Sua postura mudou assim que notou os olhos encharcados dd Laerte.

     — Acho que devemos ir antes que fique tarde demais — disse a mulher, desvencilhando-se do príncipe.

     O rapaz secou o rosto, esfregando as mãos sobre a pele, depois levantou-se também e pegou os documentos das mãos da princesa.

     Eros e Cecília foram para a cozinha, a mulher fora terminar de se ajeitar e apagar as luzes.

     — Está bem, Laerte? — sussurrou Aveta, colocando as suas mãos por cima das mãos dele.

     — Sim. Eu só estava tentando fugir do inevitável e o destino me pôs aqui justo hoje. Enfim — Ele balançou a cabeça para os lados —, que bom que está aqui comigo — disse, deixando o sorriso de lado, que quase sempre habitava em seu rosto, aparecer fraco nos lábios.
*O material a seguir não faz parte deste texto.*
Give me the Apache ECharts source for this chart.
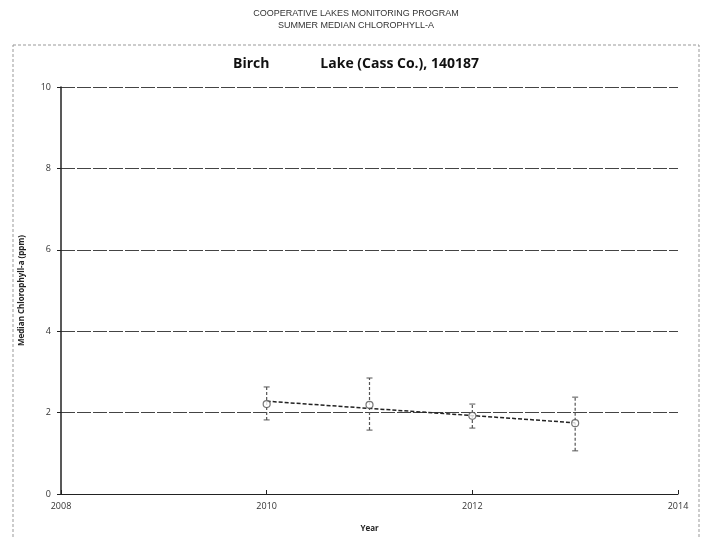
<!DOCTYPE html>
<html>
<head>
<meta charset="utf-8">
<title>Birch Lake chlorophyll</title>
<script src="https://cdn.jsdelivr.net/npm/echarts@6/dist/echarts.min.js"></script>
<style>
  html, body { margin: 0; padding: 0; background: #fff; }
  #main { width: 712px; height: 538px; }
</style>
</head>
<body>
<div id="main"></div>
<script type="text/javascript">
// values
var years = [2010, 2011, 2012, 2013];
var medians = [2.21, 2.19, 1.92, 1.74];
var errLow = [1.82, 1.57, 1.62, 1.06];
var errHigh = [2.63, 2.85, 2.21, 2.38];
var trendYears = [2010, 2013];
var trendValues = [2.28, 1.75];

var myChart = echarts.init(document.getElementById('main'));

var pts = [], bars = [], trend = [];
for (var i = 0; i < years.length; i++) {
  pts.push([years[i], medians[i]]);
  bars.push([years[i], errLow[i], errHigh[i]]);
}
for (var j = 0; j < trendYears.length; j++) {
  trend.push([trendYears[j], trendValues[j]]);
}

var option = {
  backgroundColor: '#fff',
  animation: false,
  title: [{
    text: 'COOPERATIVE LAKES MONITORING PROGRAM\nSUMMER MEDIAN CHLOROPHYLL-A',
    left: 'center',
    top: 3,
    textStyle: { fontFamily: 'Liberation Sans', fontSize: 9, fontWeight: 'normal', color: '#333', lineHeight: 12 }
  }, {
    text: 'Birch              Lake (Cass Co.), 140187',
    left: 228,
    top: 52,
    textStyle: { fontFamily: 'Open Sans', fontSize: 14, fontWeight: 'bold', color: '#111' }
  }],
  graphic: [{
    type: 'rect',
    shape: { x: 13, y: 45, width: 686, height: 500 },
    style: { fill: 'none', stroke: '#999', lineWidth: 1, lineDash: [3, 2] },
    silent: true
  }],
  grid: { left: 61, right: 34, top: 87, bottom: 44 },
  xAxis: {
    type: 'value',
    min: 2008,
    max: 2014,
    interval: 2,
    name: 'Year',
    nameLocation: 'middle',
    nameGap: 31,
    nameTextStyle: { fontFamily: 'Open Sans', fontSize: 8, fontWeight: 'bold', color: '#222' },
    axisLine: { lineStyle: { color: '#222', width: 1 } },
    axisTick: { show: true, inside: true, length: 4, lineStyle: { color: '#222' } },
    axisLabel: { fontFamily: 'Open Sans', fontSize: 9, color: '#333', margin: 8, formatter: function (v) { return String(v); } },
    splitLine: { show: false }
  },
  yAxis: {
    type: 'value',
    min: 0,
    max: 10,
    interval: 2,
    name: 'Median Chlorophyll-a (ppm)',
    nameLocation: 'middle',
    nameGap: 35,
    nameTextStyle: { fontFamily: 'Open Sans', fontSize: 8, fontWeight: 'bold', color: '#222' },
    axisLine: { show: true, lineStyle: { color: '#222', width: 1.5 } },
    axisTick: { show: true, length: 4, lineStyle: { color: '#222' } },
    axisLabel: { fontFamily: 'Open Sans', fontSize: 9, color: '#333', margin: 10 },
    splitLine: { show: true, lineStyle: { color: '#444', type: [14, 2], width: 1 } }
  },
  series: [{
    name: 'range',
    type: 'custom',
    data: bars,
    renderItem: function (params, api) {
      var x = api.value(0);
      var lo = api.coord([x, api.value(1)]);
      var hi = api.coord([x, api.value(2)]);
      var cap = 3;
      var st = { stroke: '#555', lineWidth: 1.2, lineDash: [3, 2] };
      return {
        type: 'group',
        children: [
          { type: 'line', shape: { x1: lo[0], y1: lo[1], x2: hi[0], y2: hi[1] }, style: st },
          { type: 'line', shape: { x1: lo[0] - cap, y1: lo[1], x2: lo[0] + cap, y2: lo[1] }, style: { stroke: '#555', lineWidth: 1 } },
          { type: 'line', shape: { x1: hi[0] - cap, y1: hi[1], x2: hi[0] + cap, y2: hi[1] }, style: { stroke: '#555', lineWidth: 1 } }
        ]
      };
    },
    z: 2
  }, {
    name: 'trend',
    type: 'line',
    data: trend,
    symbol: 'none',
    lineStyle: { color: '#222', width: 1.5, type: [4, 2] },
    z: 3
  }, {
    name: 'median',
    type: 'scatter',
    data: pts,
    symbol: 'circle',
    symbolSize: 7,
    itemStyle: { color: '#fff', borderColor: '#555', borderWidth: 1.2 },
    z: 4
  }]
};

myChart.setOption(option);
</script>
</body>
</html>
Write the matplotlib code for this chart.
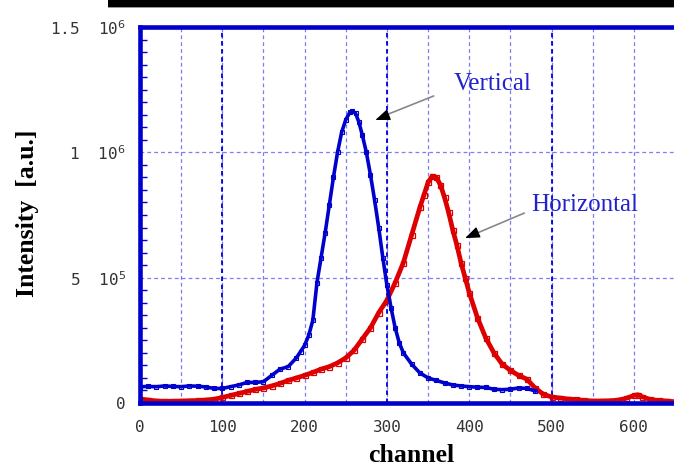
import matplotlib
matplotlib.use("Agg")
import matplotlib.pyplot as plt
from matplotlib.patches import Rectangle
from matplotlib.ticker import MultipleLocator

# profile of the beam along the two axes (channel, counts)
vert_channel = [0, 10, 20, 30, 40, 50, 60, 70, 80, 90, 100, 110, 120, 130, 140,
                150, 160, 170, 180, 190, 195, 200, 205, 210, 215, 220, 225, 230,
                235, 240, 245, 250, 255, 258, 262, 266, 270, 275, 280, 285, 290,
                295, 300, 305, 310, 315, 320, 330, 340, 350, 360, 370, 380, 390,
                400, 410, 420, 430, 440, 450, 460, 470, 480]
vert_counts = [6.5e4, 6.6e4, 6.5e4, 6.8e4, 6.6e4, 6.5e4, 6.8e4, 6.7e4, 6.4e4,
               5.8e4, 5.8e4, 6.5e4, 7.2e4, 8.2e4, 8.2e4, 8.5e4, 1.1e5, 1.35e5,
               1.45e5, 1.8e5, 2.05e5, 2.3e5, 2.7e5, 3.3e5, 4.8e5, 5.8e5, 6.8e5,
               7.9e5, 9.0e5, 1.0e6, 1.08e6, 1.13e6, 1.16e6, 1.165e6, 1.155e6,
               1.12e6, 1.07e6, 1.0e6, 9.1e5, 8.1e5, 7.0e5, 5.8e5, 4.7e5, 3.8e5,
               3.0e5, 2.4e5, 2.0e5, 1.55e5, 1.2e5, 1.0e5, 9.0e4, 8.0e4, 7.2e4,
               6.8e4, 6.5e4, 6.3e4, 6.2e4, 5.5e4, 5.3e4, 5.5e4, 6.0e4, 5.8e4, 4.8e4]

horiz_channel = [0, 10, 20, 30, 40, 50, 60, 70, 80, 90, 100, 110, 120, 130, 140,
                 150, 160, 170, 180, 190, 200, 210, 220, 230, 240, 250, 260, 270,
                 280, 290, 300, 310, 320, 330, 340, 345, 350, 355, 360, 365, 370,
                 375, 380, 385, 390, 395, 400, 410, 420, 430, 440, 450, 460, 470,
                 480, 490, 500, 510, 520, 530, 540, 550, 560, 570, 580, 590, 600,
                 605, 610, 620, 630, 640, 650]
horiz_counts = [1.6e4, 1.2e4, 8e3, 7e3, 7e3, 8e3, 9e3, 1.0e4, 1.2e4, 1.5e4, 2.2e4,
                3.0e4, 3.8e4, 4.6e4, 5.4e4, 6.0e4, 6.8e4, 7.8e4, 9.0e4, 1.0e5,
                1.1e5, 1.22e5, 1.35e5, 1.45e5, 1.6e5, 1.8e5, 2.1e5, 2.55e5, 3.0e5,
                3.6e5, 4.1e5, 4.8e5, 5.6e5, 6.7e5, 7.8e5, 8.3e5, 8.8e5, 9.05e5,
                9.0e5, 8.7e5, 8.2e5, 7.6e5, 6.9e5, 6.3e5, 5.6e5, 5.0e5, 4.4e5,
                3.4e5, 2.6e5, 2.0e5, 1.55e5, 1.3e5, 1.1e5, 9.5e4, 6.0e4, 3.5e4,
                2.4e4, 2.0e4, 1.6e4, 1.4e4, 1.0e4, 8e3, 8e3, 9e3, 1.1e4, 1.8e4,
                3.0e4, 3.3e4, 2.5e4, 1.4e4, 1.0e4, 8e3, 5e3]

x_ticks = [0, 100, 200, 300, 400, 500, 600]
y_ticks = [0, 5e5, 1e6, 1.5e6]
y_ticklabels = ['0', r'5  10$^{5}$', r'1  10$^{6}$', r'1.5  10$^{6}$']

BLUE = '#0000cc'
RED = '#dd0000'
GRID = '#4444ee'
W, H = 674, 467

fig = plt.figure(figsize=(W / 100, H / 100), dpi=100)
ax = fig.add_axes([140 / W, (H - 403) / H, 535 / W, 376 / H])

ax.set_xlim(0, 650)
ax.set_ylim(0, 1.5e6)

# dashed grid every 50 channels, and at the two inner intensity ticks
ax.xaxis.set_major_locator(MultipleLocator(100))
ax.xaxis.set_minor_locator(MultipleLocator(50))
ax.yaxis.set_minor_locator(MultipleLocator(5e4))
ax.grid(axis='x', which='both', color=GRID, alpha=0.7, lw=0.9,
        linestyle=(0, (3, 2.5)))
for yv in y_ticks[1:3]:
    ax.axhline(yv, color=GRID, alpha=0.7, lw=0.9, linestyle=(0, (3, 2.5)), zorder=0.5)
for xv in (100, 300, 500):
    ax.axvline(xv, color='#0000dd', lw=1.3, linestyle=(0, (2.5, 2)), zorder=0.6)
ax.set_axisbelow(True)

# curves: a thick trace with open squares on the sampled channels
ax.plot(vert_channel, vert_counts, '-', color=BLUE, lw=2.6, zorder=3)
ax.plot(vert_channel, vert_counts, 's', color=BLUE, mfc='none', ms=3.2,
        mew=0.8, zorder=3.5)
ax.plot(horiz_channel, horiz_counts, '-', color=RED, lw=3.4, zorder=2)
ax.plot(horiz_channel, horiz_counts, 's', color=RED, mfc='none', ms=3.6,
        mew=0.9, zorder=2.5)

ax.set_xticks(x_ticks)
ax.set_yticks(y_ticks)
ax.set_yticklabels(y_ticklabels)
ax.tick_params(axis='both', which='both', direction='in', colors=BLUE,
               labelcolor='#333333', labelsize=11.5)
ax.tick_params(axis='y', which='major', length=0, pad=10)
ax.tick_params(axis='y', which='minor', length=5, width=1)
ax.tick_params(axis='x', which='both', length=0, pad=12)
for lab in ax.get_xticklabels() + ax.get_yticklabels():
    lab.set_fontfamily('DejaVu Sans Mono')

for side in ('left', 'top', 'bottom'):
    ax.spines[side].set_color(BLUE)
    ax.spines[side].set_linewidth(3.3)
    ax.spines[side].set_zorder(5)
ax.spines['right'].set_visible(False)

label_font = dict(family='Liberation Serif', weight='bold', size=18.5, color='black')
fig.text(411 / W, 1 - 455 / H, 'channel', ha='center', va='center', **label_font)
fig.text(28 / W, 1 - 213 / H, 'Intensity  [a.u.]', rotation=90,
         ha='center', va='center', **label_font)

# labels with pointers
note_font = dict(family='Liberation Serif', size=18, color='#2222cc')
ax.text(428, 1.272e6, 'Vertical', ha='center', va='center', **note_font)
ax.annotate('', xy=(292, 1.14e6), xytext=(360, 1.229e6),
            arrowprops=dict(arrowstyle='-', color='#888888', lw=1.2))
ax.annotate('', xy=(286, 1.129e6), xytext=(300, 1.147e6),
            arrowprops=dict(arrowstyle='-|>,head_length=0.9,head_width=0.35',
                            color='black', lw=0.8, shrinkA=0, shrinkB=0))
ax.text(540, 7.9e5, 'Horizontal', ha='center', va='center', **note_font)
ax.annotate('', xy=(401, 6.66e5), xytext=(470, 7.62e5),
            arrowprops=dict(arrowstyle='-', color='#888888', lw=1.2))
ax.annotate('', xy=(395, 6.58e5), xytext=(409, 6.78e5),
            arrowprops=dict(arrowstyle='-|>,head_length=0.9,head_width=0.35',
                            color='black', lw=0.8, shrinkA=0, shrinkB=0))

# dark strip along the top edge
fig.patches.append(Rectangle((108 / W, 1 - 7 / H), 1, 7 / H, transform=fig.transFigure,
                             facecolor='black', edgecolor='none'))
fig.patches.append(Rectangle((108 / W, 1 - 8 / H), 1, 1 / H, transform=fig.transFigure,
                             facecolor='#999999', edgecolor='none'))

fig.savefig('out.png', dpi=100)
     Aveta ficou na ponta dos pés, já que sem os saltos era alguns centímetros mais baixa, e deixou um beijo molhado ser sentido na boca do príncipe. O sal das lágrimas ainda estava presente, mas ela não se importava com o sabor que tinha, e sim com o calor que sentia emanar de ambos, deixando aquela situação dolorosa um pouco mais confortável.

     — Eu...

     — Vamos. — A voz de Cecília interrompeu a frase da princesa, que agradeceu internamente por não ter sido capaz de fazer a declaração que esteve na ponta de sua língua.

     Depois de trancarem a casa, Eros voltou para a residência da mãe e os demais seguiram a pé para o hospital. Era hora de enfrentar a pior dor que um ser humano é capaz de sentir.